Chapitre deux du bouquin de Pascal Salin. Distinction entre deux libéralismes non compatibles : le libéralisme humaniste, qui place le respect de la liberté des individus et de leur nature comme valeur suprême, et le libéralisme utilitariste qui est plus proche d’une forme de pragmatisme, et donc d’arbitraire. Intéressante distinction, essentielle, pour qui veut comprendre ce qu’est le libéralisme.
Dans le bouquin de Pascal Salin, « Libéralisme », le chapitre deux revient sur une distinction importante selon lui entre deux « types » de libéralisme : le libéralisme humaniste et le libéralisme utilitariste. Pour illustrer son propos, Pascal Salin utilise les idées mises en avant par Frédéric Bastiat, et celles défendues par Maurice Allais. Deux économistes libéraux français, l’un du 19ème siècle, l’autre du 20ème, et dont les oeuvres et la pensée diffèrent sur les principes de bases, et sur la méthodologie.
Valeur objective ou subjective
En gros, Bastiat part du principe que le bonheur individuel, la valeur que l’on accorde aux choses, n’est pas quelque chose d’objectivable. Il est subjectiviste dans son approche. Le principe de base des raisonnements de Bastiat consiste à dire qu’on doit seulement défendre la liberté des individus, et respecter le droit de propriété. Pour permettre à chaque individu de s’épanouir, il faut conserver cette liberté de rechercher son bonheur là où on le souhaite, du moment que l’on ne vient pas empiéter sur la liberté des autres. Toute organisation de la société qui vient bafouer la liberté des individus doit être regardée avec méfiance.

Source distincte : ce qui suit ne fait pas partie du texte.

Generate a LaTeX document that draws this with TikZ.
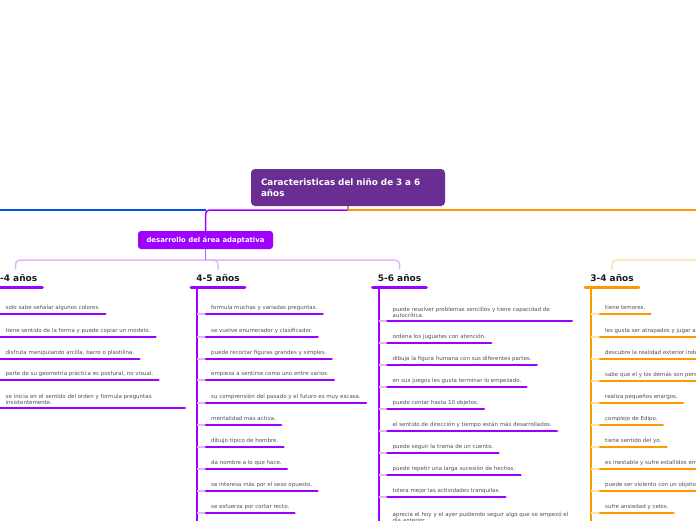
\documentclass[tikz,border=0pt]{standalone}
\usepackage{fontspec}
\setmainfont{DejaVu Sans}
\usetikzlibrary{calc}
\definecolor{titleViolet}{HTML}{6A2D91}
\definecolor{areaViolet}{HTML}{9E00FF}
\definecolor{stemViolet}{HTML}{B05CFF}
\definecolor{lightViolet}{HTML}{E2B6FF}
\definecolor{mapOrange}{HTML}{FF9900}
\definecolor{lightOrange}{HTML}{FFE2B5}
\definecolor{mapBlue}{HTML}{0050F5}
\definecolor{stubBrown}{HTML}{D0805F}
\definecolor{ageBlack}{HTML}{1A1A1A}
\definecolor{itemGray}{HTML}{505050}

\begin{document}
\begin{tikzpicture}[x=1pt, y=-1pt,
	title/.style={fill=titleViolet, rounded corners=4pt, text=white, text width=174pt, inner xsep=10pt, align=left, minimum height=37pt, font=\fontsize{8.8}{11}\selectfont\bfseries},
	area/.style={fill=areaViolet, rounded corners=3pt, text=white, minimum width=135pt, minimum height=18pt, inner sep=0pt, font=\fontsize{6.9}{8}\selectfont\bfseries},
	age/.style={anchor=south, inner xsep=5pt, inner ysep=0pt, minimum height=17pt, text=ageBlack, font=\fontsize{9}{10}\selectfont\bfseries},
	item/.style={anchor=south west, inner xsep=5pt, inner ysep=3pt, text depth=1.4pt, align=left, text=itemGray, font=\fontsize{5.5}{6.4}\selectfont},
	wideitem/.style={item, text depth=, text width=174pt},
	underline/.style={line width=2.6pt, line cap=round},
	trunk/.style={line width=2pt},
	twig/.style={line width=1.2pt},
	branch/.style={line width=1.5pt, rounded corners=4pt},
]
	\useasboundingbox (0,0) rectangle (696,520);
	\clip (0,0) rectangle (696,520);

	% main topic
	\node[title] (title) at (348,187.5) {Caracteristicas del niño de 3 a 6\\años};
	\coordinate (hub) at (348,210);
	\node[area] (area) at (205.5,240) {desarrollo del área adaptativa};

	% branches off the main topic (the blue and the orange ones run out of the picture)
	\coordinate (blueStart) at (area.north |- hub);
	\coordinate (blueEnd) at (-20,210);
	\coordinate (orangeEnd) at (720,210);
	\draw[branch, mapBlue] (blueStart) -- (blueEnd);
	\draw[branch, mapOrange] (hub) -- (orangeEnd);
	\draw[branch, areaViolet] (hub) -| (area.north);
	\draw[line width=1.5pt, stubBrown] (title.south) -- (hub);

	% age groups
	\def\colA{-8.5}
	\def\colB{197}
	\def\colC{378.5}
	\def\colD{591}
	\node[age] (ageA) at ({\colA+24},287) {3-4 años};
	\node[age] (ageB) at ({\colB+21},287) {4-5 años};
	\node[age] (ageC) at ({\colC+21},287) {5-6 años};
	\node[age] (ageD) at ({\colD+21},287) {3-4 años};

	\coordinate (areaHub) at ($(area.south)+(0,11)$);
	\coordinate (orangeHub) at (720,260);
	\draw[branch, lightViolet] (areaHub) -| (ageA.north);
	\draw[branch, lightViolet] (areaHub) -| (ageB.north);
	\draw[branch, lightViolet] (areaHub) -| (ageC.north);
	\draw[branch, lightOrange] (orangeHub) -| (ageD.north);
	\draw[line width=1.5pt, stemViolet] (area.south) -- (areaHub);

	\draw[underline, line width=3pt, areaViolet] (ageA.south west) -- (ageA.south east);
	\draw[underline, line width=3pt, areaViolet] (ageB.south west) -- (ageB.south east);
	\draw[underline, line width=3pt, areaViolet] (ageC.south west) -- (ageC.south east);
	\draw[underline, line width=3pt, mapOrange] (ageD.south west) -- (ageD.south east);

	% trunks
	\coordinate (trunkA) at ({\colA},287);
	\coordinate (trunkB) at ({\colB},287);
	\coordinate (trunkC) at ({\colC},287);
	\coordinate (trunkD) at ({\colD},287);
	\coordinate (trunkAend) at ({\colA},530);
	\coordinate (trunkBend) at ({\colB},530);
	\coordinate (trunkCend) at ({\colC},530);
	\coordinate (trunkDend) at ({\colD},530);
	\draw[trunk, areaViolet] (trunkA) -- (trunkAend);
	\draw[trunk, areaViolet] (trunkB) -- (trunkBend);
	\draw[trunk, areaViolet] (trunkC) -- (trunkCend);
	\draw[trunk, mapOrange] (trunkD) -- (trunkDend);

	% 3-4 años
	\foreach \y/\txt [count=\i] in {
		314/{solo sabe señalar algunos colores.},
		337/{tiene sentido de la forma y puede copiar un modelo.},
		359/{disfruta manipulando arcilla, barro o plastilina.},
		380/{parte de su geometría práctica es postural, no visual.}} {
		\node[item] (a\i) at ({\colA+9},\y) {\txt};
		\draw[twig, lightViolet] (trunkA |- a\i.south west) -- (a\i.south west);
		\draw[underline, areaViolet] (a\i.south west) -- (a\i.south east);
	}
	\node[wideitem] (a5) at ({\colA+9},408) {se inicia en el sentido del orden y formula preguntas\\insistentemente.};
	\draw[twig, lightViolet] (trunkA |- a5.south west) -- (a5.south west);
	\draw[underline, areaViolet] (a5.south west) -- (a5.south east);

	% 4-5 años
	\foreach \y/\txt [count=\i] in {
		314/{formula muchas y variadas preguntas.},
		337/{se vuelve enumerador y clasificador.},
		359/{puede recortar figuras grandes y simples.},
		380/{empieza a sentirse como uno entre varios.},
		403/{su comprensión del pasado y el futuro es muy escasa.},
		425/{mentalidad más activa.},
		447/{dibujo típico de hombre.},
		469/{da nombre a lo que hace.},
		491/{se interesa más por el sexo opuesto.},
		513/{se esfuerza por cortar recto.}} {
		\node[item] (b\i) at ({\colB+9},\y) {\txt};
		\draw[twig, lightViolet] (trunkB |- b\i.south west) -- (b\i.south west);
		\draw[underline, areaViolet] (b\i.south west) -- (b\i.south east);
	}

	% 5-6 años
	\node[wideitem] (c1) at ({\colC+9},321) {puede resolver problemas sencillos y tiene capacidad de\\autocrítica.};
	\draw[twig, lightViolet] (trunkC |- c1.south west) -- (c1.south west);
	\draw[underline, areaViolet] (c1.south west) -- (c1.south east);
	\foreach \y/\txt [count=\i from 2] in {
		343/{ordena los juguetes con atención.},
		365/{dibuja la figura humana con sus diferentes partes.},
		387/{en sus juegos les gusta terminar lo empezado.},
		409/{puede contar hasta 10 objetos.},
		431/{el sentido de dirección y tiempo están más desarrollados.},
		453/{puede seguir la trama de un cuento.},
		475/{puede repetir una larga sucesión de hechos.},
		497/{tolera mejor las actividades tranquilas.}} {
		\node[item] (c\i) at ({\colC+9},\y) {\txt};
		\draw[twig, lightViolet] (trunkC |- c\i.south west) -- (c\i.south west);
		\draw[underline, areaViolet] (c\i.south west) -- (c\i.south east);
	}
	\node[wideitem, text width=186pt] (c10) at ({\colC+9},526) {aprecia el hoy y el ayer pudiendo seguir algo que se empezó el\\día anterior.};
	\draw[twig, lightViolet] (trunkC |- c10.south west) -- (c10.south west);
	\draw[underline, areaViolet] (c10.south west) -- (c10.south east);

	% 3-4 años, orange side
	\foreach \y/\txt [count=\i] in {
		314/{tiene temores.},
		337/{les gusta ser atrapados y jugar a las escondidas.},
		359/{descubre la realidad exterior independiente de él.},
		381/{sabe que el y los demás son personas distintas.},
		403/{realiza pequeños enargos.},
		425/{complejo de Edipo.},
		447/{tiene sentido del yo.},
		469/{es inestable y sufre estallidos emocionales.},
		491/{puede ser violento con un objeto.},
		513/{sufre ansiedad y celos.}} {
		\node[item] (d\i) at ({\colD+9},\y) {\txt};
		\draw[twig, lightOrange] (trunkD |- d\i.south west) -- (d\i.south west);
		\draw[underline, mapOrange] (d\i.south west) -- (d\i.south east);
	}

\end{tikzpicture}
\end{document}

Allais, bien que libéral par inclination personnelle, part du principe que l’on peut mesurer la valeur, la rendre objective, et donc se livrer à de savants calculs dessus. Les politiques de redistribution des richesse lui paraissent donc légitimes. Il est donc libéral par goût personnel, mais finalement constructiviste dans les faits car il a une approche consistant à organiser la société. C’est donc un libéral utilitariste au sens où, selon ses propres valeurs, il met un peu de libéralisme là où cela lui semble bon, et un peu d’intervention étatique, et de constructivisme quand ça l’arrange.
Recherche de cohérence
Pascal Salin souligne que cette approche n’est pas cohérente par rapport à celle de Bastiat : Bastiat pose des principes non discutables de respect de la liberté et de la propriété, et en tire rigoureusement les conclusions. Il ne justifie aucune entorse à ce principe de base. Pascal Salin, dont la rigueur intellectuelle est limpide, pense – à juste titre à mon avis – que l’approche humaniste est la seule cohérente. Il rejette une forme de « pragmatisme » consistant à saupoudrer un peu de libéralisme par ci, un peu de constructivisme par là : le choix des domaines où l’Etat intervient ou pas (l’utilitarisme) est uniquement fonction des valeurs, des intérêts de celui qui parle, de celui qui décide, et est donc une forme évidente d’arbitraire.
Pour illustrer cela, voici un extrait d’une interview de Pascal Salin, où il redonne sa définition du libéralisme :
Je trouve cette distinction importante : si l’on place la liberté individuelle comme une valeur essentielle, et un respect de la nature humaine, alors ce qui va contre doit être dénoncé comme une négation de l’individu dans son essence.
Tout le débat qui vient ensuite est de préciser ce qu’on appelle liberté, et ce sera l’objet du prochain article consacré à cet extraordinaire livre. On y verra que la liberté ne peut être définie sans la notion de propriété. A bientôt !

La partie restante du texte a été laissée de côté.